You can, alternatively, look at the under side of the doukake. The size is frequently labeled there.

Thanks @jonnyfive and @Brown for clarification. Had a feeling it was not Karin wood as the color and the heaviness of the wood, so one can perhaps say it is a midrange shamisen. I am pretty sure this is a Tsugaru shamisen, the width of the sao is 30 cm to be exact. I am hoping to get a good sound out of this shamisen, but I am using wooden bachi that creates a squizzing sound, so trying to get around that without having to buy tortoise bachi, but seems expensive. Will see, thank you again. But love this shamisen, as it gives me so much

I must assume you mean the sao is 30mm wide, haha.

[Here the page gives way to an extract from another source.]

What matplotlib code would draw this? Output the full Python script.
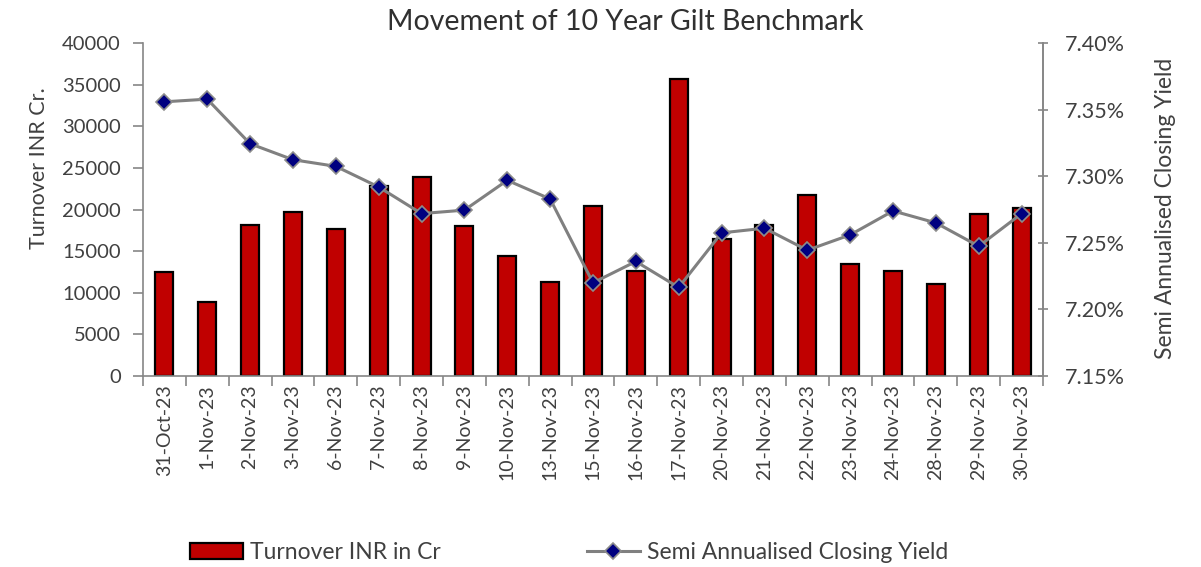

Yes, that makes it a futozao by any reckoning. Whether it’s a tsugaru or not depends on the size of its dou.

You do not need a bekko bachi by any means, wood is perfectly fine.

Can you better explain what you mean by “squizzing”?

I cannot believe I wrote 30 cm, that would be a very big shamisen. I have some practice video of me playing I think that would be the best description #yasaburobushi #shamisen last practice of the piece today | By ケビン in Japan | Facebook
You can hear what I mean by the sound, which I think comes from bachi, not so much the shamisen. Had a look on Pantera bachi yesterday so will try to save up for that, and see if the sound changes.


I don’t hear anything out of the ordinary, although I do think you’re tuned exceptionally low.